Data shown =
──────────────────────────────
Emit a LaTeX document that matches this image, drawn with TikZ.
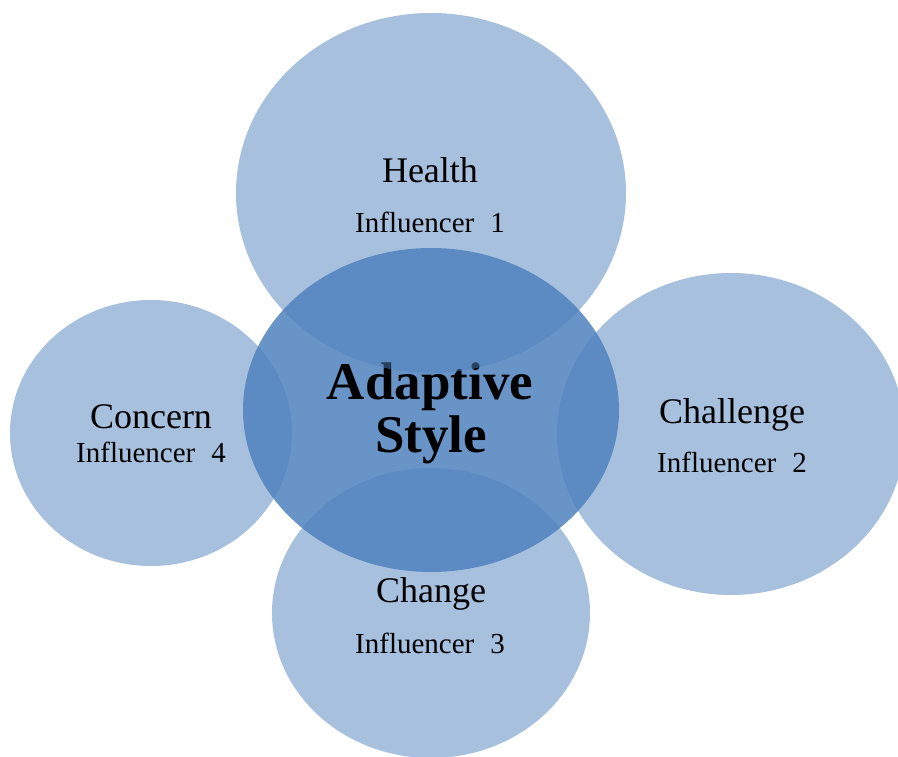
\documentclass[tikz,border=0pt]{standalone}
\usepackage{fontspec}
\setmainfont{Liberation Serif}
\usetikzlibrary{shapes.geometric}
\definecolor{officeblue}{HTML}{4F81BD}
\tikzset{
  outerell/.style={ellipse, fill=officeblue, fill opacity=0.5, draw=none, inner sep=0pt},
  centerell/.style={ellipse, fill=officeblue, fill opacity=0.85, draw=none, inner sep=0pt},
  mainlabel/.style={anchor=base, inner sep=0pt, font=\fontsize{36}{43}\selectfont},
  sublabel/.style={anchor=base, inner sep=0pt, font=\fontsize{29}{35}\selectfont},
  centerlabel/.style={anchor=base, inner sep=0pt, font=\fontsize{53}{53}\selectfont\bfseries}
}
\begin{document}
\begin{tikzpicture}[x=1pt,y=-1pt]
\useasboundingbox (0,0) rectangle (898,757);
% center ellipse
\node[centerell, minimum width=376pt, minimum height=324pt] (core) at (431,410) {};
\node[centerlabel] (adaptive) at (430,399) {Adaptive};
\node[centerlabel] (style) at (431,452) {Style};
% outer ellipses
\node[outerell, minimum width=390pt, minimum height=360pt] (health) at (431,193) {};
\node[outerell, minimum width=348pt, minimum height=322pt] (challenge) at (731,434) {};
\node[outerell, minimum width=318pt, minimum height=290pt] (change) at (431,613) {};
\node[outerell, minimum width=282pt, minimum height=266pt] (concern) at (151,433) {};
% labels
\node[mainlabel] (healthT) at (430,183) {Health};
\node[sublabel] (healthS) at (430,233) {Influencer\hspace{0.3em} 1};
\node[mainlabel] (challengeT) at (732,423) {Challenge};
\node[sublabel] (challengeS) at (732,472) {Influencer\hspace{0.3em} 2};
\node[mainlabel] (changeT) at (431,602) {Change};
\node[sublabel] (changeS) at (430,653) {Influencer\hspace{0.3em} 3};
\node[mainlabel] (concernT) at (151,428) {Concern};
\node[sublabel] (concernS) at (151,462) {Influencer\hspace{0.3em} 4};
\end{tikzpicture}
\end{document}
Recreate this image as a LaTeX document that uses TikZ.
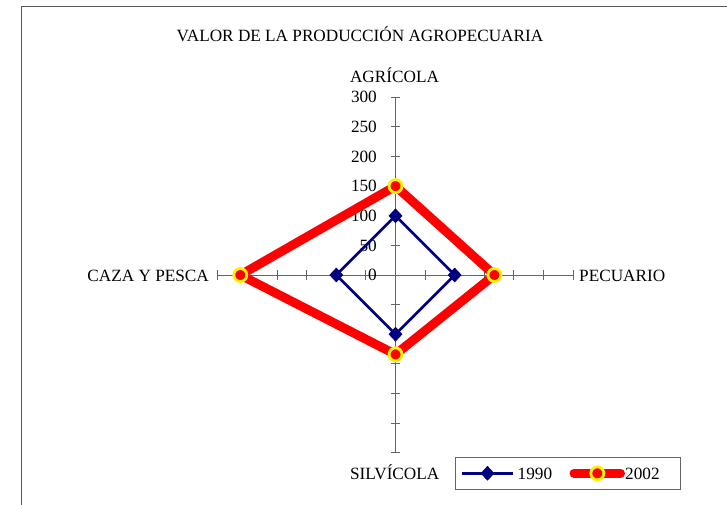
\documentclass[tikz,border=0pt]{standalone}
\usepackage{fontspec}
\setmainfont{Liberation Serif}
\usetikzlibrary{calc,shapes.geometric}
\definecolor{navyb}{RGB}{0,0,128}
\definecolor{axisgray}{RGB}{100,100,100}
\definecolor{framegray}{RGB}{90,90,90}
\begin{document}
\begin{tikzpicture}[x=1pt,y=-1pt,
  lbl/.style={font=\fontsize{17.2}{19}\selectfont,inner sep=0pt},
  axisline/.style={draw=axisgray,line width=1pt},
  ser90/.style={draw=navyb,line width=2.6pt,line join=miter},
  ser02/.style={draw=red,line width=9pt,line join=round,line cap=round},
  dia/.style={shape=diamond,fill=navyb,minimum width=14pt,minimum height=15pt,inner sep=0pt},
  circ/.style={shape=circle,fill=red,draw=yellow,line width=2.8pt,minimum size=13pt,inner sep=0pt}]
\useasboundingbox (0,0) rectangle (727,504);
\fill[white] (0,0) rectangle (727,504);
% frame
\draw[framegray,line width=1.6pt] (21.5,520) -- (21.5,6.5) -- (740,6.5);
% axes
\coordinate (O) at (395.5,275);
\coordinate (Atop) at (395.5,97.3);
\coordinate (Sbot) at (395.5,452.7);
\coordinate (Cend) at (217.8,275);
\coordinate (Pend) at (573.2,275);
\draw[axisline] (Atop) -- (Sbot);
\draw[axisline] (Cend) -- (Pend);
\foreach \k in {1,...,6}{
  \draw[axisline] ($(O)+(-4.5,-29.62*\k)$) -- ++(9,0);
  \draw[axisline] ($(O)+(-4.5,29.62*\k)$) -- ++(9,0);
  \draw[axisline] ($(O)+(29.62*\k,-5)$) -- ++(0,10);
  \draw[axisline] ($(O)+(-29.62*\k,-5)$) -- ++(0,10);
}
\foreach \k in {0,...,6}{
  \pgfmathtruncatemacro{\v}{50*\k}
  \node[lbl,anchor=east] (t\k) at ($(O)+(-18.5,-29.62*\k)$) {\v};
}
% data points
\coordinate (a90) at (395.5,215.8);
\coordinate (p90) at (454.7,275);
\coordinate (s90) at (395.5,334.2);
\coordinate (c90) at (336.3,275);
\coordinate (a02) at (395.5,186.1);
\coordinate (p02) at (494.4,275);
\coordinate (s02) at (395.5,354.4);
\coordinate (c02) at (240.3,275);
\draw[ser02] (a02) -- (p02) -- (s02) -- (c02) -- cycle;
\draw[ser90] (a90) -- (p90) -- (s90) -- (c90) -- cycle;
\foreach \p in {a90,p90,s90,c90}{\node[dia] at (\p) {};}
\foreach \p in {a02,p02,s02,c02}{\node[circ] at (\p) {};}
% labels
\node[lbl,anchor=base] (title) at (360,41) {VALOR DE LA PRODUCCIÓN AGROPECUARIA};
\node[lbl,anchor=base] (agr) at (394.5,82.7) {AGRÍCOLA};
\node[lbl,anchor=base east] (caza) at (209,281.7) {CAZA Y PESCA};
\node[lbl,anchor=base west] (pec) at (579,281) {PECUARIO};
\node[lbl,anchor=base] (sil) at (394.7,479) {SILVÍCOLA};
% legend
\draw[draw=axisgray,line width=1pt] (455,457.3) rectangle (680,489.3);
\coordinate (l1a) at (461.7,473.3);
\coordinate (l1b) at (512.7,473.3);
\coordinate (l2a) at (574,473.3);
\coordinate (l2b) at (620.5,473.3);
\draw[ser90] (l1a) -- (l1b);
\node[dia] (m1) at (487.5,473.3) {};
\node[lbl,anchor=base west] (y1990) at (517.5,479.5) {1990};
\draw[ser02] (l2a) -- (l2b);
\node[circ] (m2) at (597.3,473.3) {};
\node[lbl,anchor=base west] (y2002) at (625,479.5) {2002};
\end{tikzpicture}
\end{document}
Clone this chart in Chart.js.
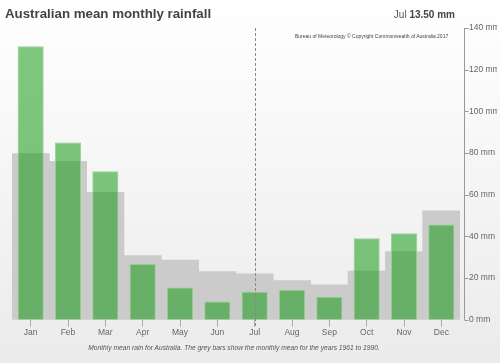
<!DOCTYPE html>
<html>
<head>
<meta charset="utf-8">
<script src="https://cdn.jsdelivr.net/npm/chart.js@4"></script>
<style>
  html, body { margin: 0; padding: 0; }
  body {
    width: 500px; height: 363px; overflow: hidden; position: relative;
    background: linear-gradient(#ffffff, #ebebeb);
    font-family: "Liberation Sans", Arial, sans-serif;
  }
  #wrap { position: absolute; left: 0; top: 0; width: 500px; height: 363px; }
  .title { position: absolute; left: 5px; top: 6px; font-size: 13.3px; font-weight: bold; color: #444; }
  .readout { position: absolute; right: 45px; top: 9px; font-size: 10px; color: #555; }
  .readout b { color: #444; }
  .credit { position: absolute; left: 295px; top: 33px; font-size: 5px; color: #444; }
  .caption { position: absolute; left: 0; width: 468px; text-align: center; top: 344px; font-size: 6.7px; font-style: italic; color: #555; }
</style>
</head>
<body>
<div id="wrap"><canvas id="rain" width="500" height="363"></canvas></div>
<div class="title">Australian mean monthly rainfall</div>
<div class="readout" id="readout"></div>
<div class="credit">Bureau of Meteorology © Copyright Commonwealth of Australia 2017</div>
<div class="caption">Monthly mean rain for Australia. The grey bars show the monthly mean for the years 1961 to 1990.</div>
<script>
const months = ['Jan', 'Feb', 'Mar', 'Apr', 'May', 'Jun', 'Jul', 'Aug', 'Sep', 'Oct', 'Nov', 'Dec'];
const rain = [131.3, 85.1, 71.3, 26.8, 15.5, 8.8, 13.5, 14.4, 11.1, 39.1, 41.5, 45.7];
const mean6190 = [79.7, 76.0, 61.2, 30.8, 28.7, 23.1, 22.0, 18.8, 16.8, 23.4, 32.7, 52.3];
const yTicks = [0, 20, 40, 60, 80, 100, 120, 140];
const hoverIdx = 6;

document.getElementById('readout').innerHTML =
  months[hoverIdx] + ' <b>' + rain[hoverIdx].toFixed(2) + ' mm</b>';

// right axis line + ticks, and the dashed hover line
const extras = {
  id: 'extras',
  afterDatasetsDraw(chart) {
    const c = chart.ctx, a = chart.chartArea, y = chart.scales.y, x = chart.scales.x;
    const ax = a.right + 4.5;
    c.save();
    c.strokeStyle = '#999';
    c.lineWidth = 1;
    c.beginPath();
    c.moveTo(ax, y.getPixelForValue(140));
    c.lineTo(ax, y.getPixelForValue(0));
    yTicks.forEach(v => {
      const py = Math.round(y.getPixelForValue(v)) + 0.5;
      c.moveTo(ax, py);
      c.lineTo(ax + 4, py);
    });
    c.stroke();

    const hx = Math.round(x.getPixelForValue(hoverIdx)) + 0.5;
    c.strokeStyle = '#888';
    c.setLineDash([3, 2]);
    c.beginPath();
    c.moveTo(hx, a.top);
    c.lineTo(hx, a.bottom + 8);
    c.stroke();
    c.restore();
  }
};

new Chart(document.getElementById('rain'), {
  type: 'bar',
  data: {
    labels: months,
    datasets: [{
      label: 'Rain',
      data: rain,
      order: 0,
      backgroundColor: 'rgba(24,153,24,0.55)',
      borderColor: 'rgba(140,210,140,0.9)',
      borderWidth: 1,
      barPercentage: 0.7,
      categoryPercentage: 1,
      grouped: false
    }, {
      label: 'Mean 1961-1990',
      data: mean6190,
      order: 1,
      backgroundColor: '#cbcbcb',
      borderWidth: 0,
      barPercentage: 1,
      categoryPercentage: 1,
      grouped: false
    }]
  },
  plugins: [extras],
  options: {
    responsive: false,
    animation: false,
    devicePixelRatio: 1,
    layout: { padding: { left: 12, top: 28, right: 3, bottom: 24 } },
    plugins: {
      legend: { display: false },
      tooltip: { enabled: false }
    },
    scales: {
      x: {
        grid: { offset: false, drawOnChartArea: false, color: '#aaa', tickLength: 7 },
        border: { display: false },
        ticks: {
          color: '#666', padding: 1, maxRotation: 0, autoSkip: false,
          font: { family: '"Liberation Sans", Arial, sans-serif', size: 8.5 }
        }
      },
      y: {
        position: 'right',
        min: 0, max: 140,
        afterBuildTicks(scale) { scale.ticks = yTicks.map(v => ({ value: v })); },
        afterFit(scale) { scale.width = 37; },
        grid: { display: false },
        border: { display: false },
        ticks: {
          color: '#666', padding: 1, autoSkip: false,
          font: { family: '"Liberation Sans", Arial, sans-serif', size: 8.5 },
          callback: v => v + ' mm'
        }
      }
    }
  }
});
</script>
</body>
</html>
──────────────────────────────
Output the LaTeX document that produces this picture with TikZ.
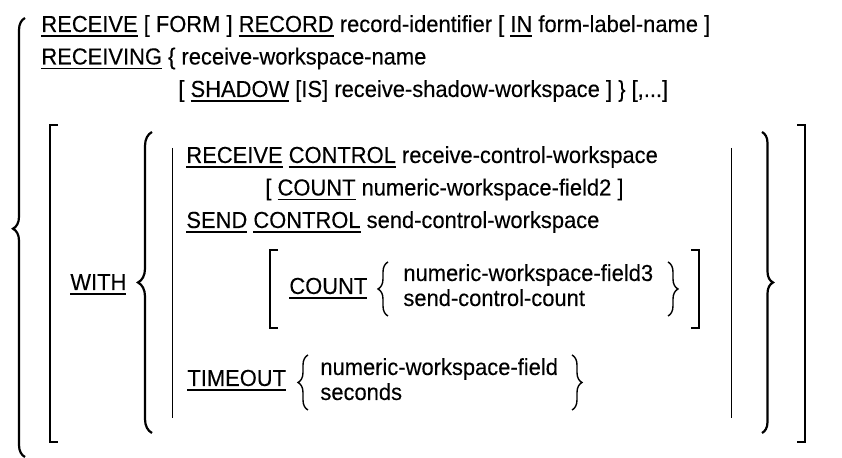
──────────────────────────────
Gather up every line in the data above that contains the word "with", copying each one.

Emit a LaTeX document that matches this image, drawn with TikZ.
Output the LaTeX document that produces this picture with TikZ.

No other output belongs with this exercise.